[WHAT YOU SHOULD DO]: Return all lines with the word "matplotlib" in them.

[DATASET EXCERPT]:
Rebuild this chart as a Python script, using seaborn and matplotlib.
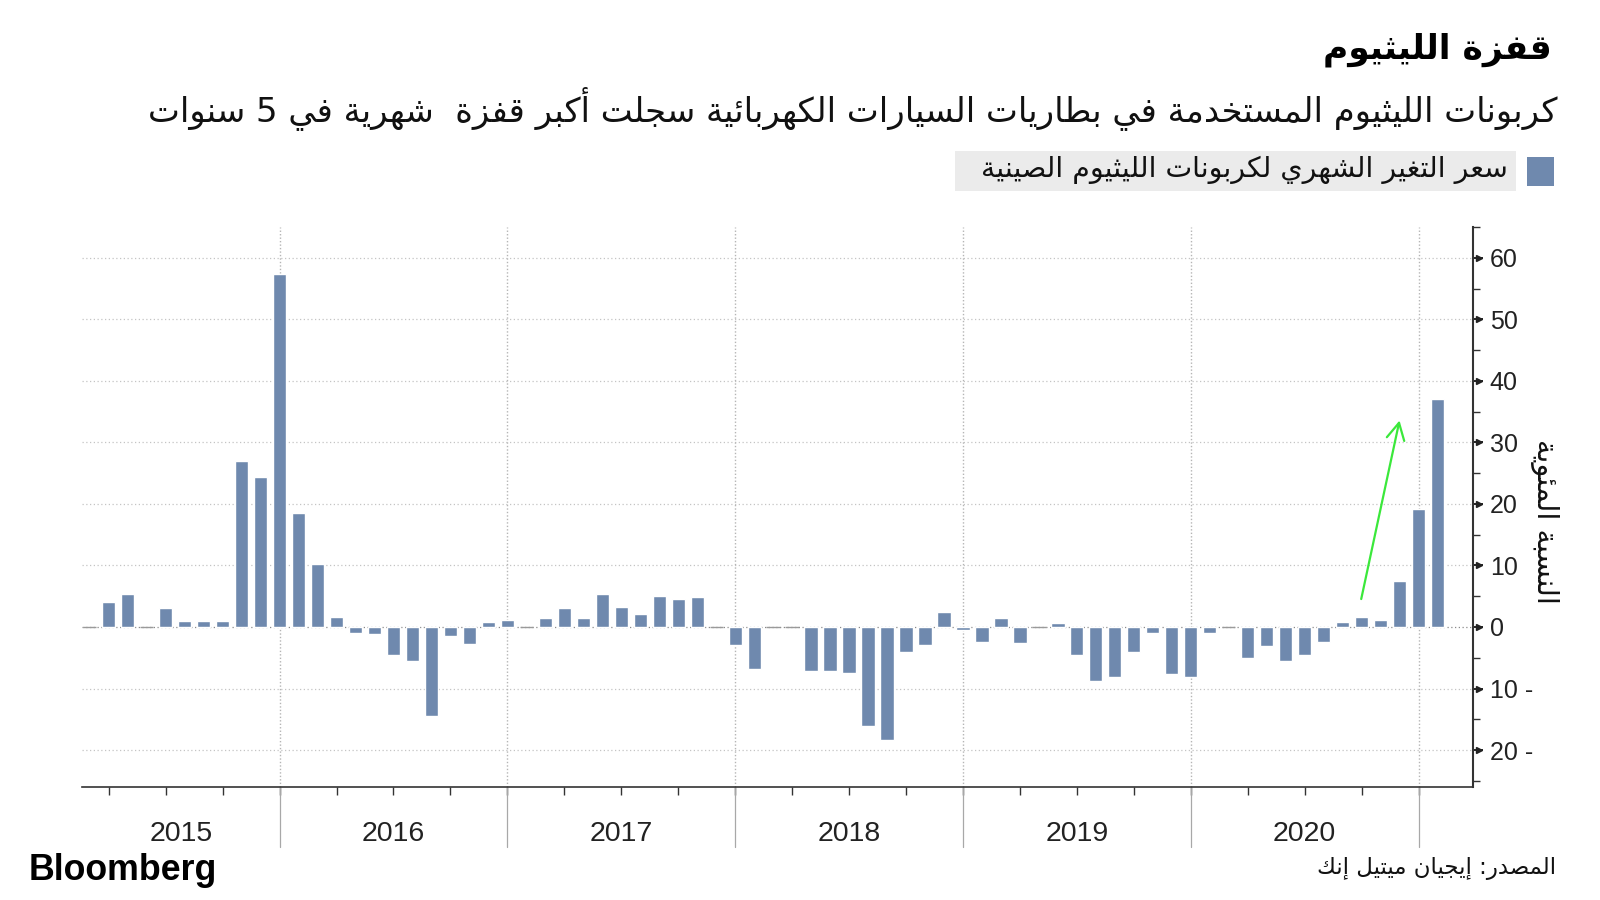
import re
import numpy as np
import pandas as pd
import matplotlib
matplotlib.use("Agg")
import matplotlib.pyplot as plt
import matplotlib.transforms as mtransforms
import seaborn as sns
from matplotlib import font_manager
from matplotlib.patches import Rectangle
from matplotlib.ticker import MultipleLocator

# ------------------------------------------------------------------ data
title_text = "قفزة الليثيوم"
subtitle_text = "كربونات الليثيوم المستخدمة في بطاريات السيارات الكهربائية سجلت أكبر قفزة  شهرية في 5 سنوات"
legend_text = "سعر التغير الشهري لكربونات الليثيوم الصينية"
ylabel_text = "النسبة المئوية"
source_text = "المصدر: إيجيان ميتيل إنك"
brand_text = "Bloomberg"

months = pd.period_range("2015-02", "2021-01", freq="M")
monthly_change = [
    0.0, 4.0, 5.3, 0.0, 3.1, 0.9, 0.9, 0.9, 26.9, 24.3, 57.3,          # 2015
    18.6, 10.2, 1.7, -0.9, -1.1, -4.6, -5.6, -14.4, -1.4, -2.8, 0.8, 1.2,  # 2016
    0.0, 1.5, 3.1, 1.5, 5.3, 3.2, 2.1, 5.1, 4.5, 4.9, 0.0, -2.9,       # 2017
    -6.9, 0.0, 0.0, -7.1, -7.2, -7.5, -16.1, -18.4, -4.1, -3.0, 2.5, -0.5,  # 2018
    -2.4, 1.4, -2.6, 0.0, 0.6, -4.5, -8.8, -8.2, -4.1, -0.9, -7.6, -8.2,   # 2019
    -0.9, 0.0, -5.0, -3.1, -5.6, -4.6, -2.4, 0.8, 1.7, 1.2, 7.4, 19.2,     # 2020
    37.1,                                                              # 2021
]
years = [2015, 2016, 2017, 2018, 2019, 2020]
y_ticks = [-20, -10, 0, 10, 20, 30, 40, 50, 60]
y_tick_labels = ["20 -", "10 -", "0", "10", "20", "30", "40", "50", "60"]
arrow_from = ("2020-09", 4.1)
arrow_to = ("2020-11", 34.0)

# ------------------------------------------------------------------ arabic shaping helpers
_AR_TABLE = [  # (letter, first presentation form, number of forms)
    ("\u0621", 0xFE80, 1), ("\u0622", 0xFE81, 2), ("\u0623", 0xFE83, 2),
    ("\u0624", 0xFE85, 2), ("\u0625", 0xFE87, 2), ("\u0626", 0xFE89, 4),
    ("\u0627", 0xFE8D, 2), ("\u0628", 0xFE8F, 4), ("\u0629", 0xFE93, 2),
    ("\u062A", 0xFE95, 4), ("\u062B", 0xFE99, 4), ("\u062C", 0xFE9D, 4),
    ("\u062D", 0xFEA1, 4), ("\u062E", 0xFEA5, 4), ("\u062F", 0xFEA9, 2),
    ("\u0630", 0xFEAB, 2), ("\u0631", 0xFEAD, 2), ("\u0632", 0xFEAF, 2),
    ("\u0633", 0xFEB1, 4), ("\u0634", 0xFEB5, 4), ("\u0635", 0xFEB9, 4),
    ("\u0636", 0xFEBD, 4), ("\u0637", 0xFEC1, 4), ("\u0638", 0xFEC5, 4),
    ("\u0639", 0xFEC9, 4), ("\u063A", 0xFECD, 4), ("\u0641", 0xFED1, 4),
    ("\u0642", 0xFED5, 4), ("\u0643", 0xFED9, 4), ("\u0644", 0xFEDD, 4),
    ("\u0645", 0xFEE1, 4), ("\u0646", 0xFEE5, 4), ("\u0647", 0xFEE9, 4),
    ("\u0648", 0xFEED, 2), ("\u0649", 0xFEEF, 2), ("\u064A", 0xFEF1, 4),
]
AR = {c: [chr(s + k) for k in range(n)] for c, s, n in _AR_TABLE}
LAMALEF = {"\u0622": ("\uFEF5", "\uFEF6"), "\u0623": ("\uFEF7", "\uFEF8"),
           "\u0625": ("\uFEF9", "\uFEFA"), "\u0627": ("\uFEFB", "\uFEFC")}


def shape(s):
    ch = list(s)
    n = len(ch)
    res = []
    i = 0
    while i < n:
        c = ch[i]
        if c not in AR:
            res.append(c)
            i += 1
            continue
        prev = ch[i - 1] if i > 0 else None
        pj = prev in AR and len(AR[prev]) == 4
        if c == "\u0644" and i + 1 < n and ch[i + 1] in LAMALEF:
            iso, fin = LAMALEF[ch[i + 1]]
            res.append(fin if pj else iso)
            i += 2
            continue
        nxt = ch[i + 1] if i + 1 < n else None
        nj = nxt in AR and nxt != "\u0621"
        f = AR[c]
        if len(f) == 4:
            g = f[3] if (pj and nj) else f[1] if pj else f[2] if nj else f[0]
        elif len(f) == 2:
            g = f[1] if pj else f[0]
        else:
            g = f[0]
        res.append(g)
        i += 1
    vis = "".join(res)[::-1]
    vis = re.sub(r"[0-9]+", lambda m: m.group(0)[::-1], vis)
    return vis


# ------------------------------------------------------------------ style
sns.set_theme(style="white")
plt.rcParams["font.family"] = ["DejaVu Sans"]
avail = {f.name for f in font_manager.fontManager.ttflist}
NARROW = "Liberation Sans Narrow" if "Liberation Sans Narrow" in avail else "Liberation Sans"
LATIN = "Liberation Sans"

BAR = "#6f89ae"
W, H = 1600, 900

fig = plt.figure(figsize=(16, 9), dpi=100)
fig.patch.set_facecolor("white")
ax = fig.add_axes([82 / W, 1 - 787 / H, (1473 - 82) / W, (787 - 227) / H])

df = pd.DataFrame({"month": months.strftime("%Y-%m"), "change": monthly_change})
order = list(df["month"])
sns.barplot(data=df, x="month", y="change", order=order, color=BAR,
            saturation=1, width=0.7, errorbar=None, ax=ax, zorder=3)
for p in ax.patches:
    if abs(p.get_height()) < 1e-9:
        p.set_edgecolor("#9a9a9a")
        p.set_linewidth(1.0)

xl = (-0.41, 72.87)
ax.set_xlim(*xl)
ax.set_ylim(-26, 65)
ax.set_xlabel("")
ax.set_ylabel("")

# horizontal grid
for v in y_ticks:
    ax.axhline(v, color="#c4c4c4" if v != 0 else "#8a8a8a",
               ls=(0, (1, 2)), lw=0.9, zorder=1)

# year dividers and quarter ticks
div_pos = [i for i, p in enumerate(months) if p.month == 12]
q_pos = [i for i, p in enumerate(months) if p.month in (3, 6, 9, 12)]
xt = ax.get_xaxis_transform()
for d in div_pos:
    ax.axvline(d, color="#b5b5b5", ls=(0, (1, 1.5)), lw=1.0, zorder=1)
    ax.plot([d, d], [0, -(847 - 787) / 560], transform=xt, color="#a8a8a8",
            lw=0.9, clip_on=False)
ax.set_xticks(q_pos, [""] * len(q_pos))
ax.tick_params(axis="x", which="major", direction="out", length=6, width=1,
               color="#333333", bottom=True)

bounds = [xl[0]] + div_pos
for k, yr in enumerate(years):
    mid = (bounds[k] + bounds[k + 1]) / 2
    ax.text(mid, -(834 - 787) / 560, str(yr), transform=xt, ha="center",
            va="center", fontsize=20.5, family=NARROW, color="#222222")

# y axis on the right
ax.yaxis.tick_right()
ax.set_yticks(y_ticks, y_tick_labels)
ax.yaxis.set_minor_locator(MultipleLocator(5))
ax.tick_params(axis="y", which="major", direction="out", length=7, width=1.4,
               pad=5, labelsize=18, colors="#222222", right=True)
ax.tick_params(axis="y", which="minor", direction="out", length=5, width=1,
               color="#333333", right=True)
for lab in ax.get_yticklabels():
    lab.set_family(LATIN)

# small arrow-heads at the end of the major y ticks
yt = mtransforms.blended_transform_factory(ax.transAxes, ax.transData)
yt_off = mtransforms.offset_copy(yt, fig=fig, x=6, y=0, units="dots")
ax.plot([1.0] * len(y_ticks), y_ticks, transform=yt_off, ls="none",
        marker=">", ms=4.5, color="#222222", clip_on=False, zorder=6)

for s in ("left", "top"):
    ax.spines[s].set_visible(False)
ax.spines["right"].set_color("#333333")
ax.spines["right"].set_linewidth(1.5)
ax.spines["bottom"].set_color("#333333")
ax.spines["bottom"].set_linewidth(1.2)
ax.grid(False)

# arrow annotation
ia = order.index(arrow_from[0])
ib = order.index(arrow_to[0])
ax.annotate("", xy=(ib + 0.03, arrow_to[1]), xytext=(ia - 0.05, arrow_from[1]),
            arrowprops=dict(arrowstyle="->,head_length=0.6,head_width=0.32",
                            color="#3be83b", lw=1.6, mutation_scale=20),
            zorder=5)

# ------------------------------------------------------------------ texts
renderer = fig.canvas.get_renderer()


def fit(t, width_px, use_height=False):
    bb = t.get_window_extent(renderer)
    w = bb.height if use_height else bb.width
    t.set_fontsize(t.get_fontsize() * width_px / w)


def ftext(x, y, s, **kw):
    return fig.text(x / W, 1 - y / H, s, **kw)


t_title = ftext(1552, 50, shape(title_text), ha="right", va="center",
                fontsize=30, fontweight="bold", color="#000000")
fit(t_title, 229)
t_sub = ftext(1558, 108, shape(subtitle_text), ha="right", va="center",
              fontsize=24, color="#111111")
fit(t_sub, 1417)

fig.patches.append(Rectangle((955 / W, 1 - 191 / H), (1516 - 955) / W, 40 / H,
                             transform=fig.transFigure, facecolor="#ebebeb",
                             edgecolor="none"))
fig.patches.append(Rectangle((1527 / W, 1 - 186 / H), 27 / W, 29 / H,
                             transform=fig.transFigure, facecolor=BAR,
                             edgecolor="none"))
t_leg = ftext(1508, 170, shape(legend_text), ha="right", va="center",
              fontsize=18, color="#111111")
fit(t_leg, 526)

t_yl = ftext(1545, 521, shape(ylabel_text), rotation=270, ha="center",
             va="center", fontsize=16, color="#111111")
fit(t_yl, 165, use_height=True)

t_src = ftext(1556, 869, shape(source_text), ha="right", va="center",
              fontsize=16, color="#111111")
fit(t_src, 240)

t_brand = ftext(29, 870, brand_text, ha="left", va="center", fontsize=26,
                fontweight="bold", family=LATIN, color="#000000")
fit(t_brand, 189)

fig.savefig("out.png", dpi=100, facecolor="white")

[THE SOLUTION]:
Rebuild this chart as a Python script, using seaborn and matplotlib.
import matplotlib
matplotlib.use("Agg")
import matplotlib.pyplot as plt
import matplotlib.transforms as mtransforms
from matplotlib import font_manager
from matplotlib.patches import Rectangle
from matplotlib.ticker import MultipleLocator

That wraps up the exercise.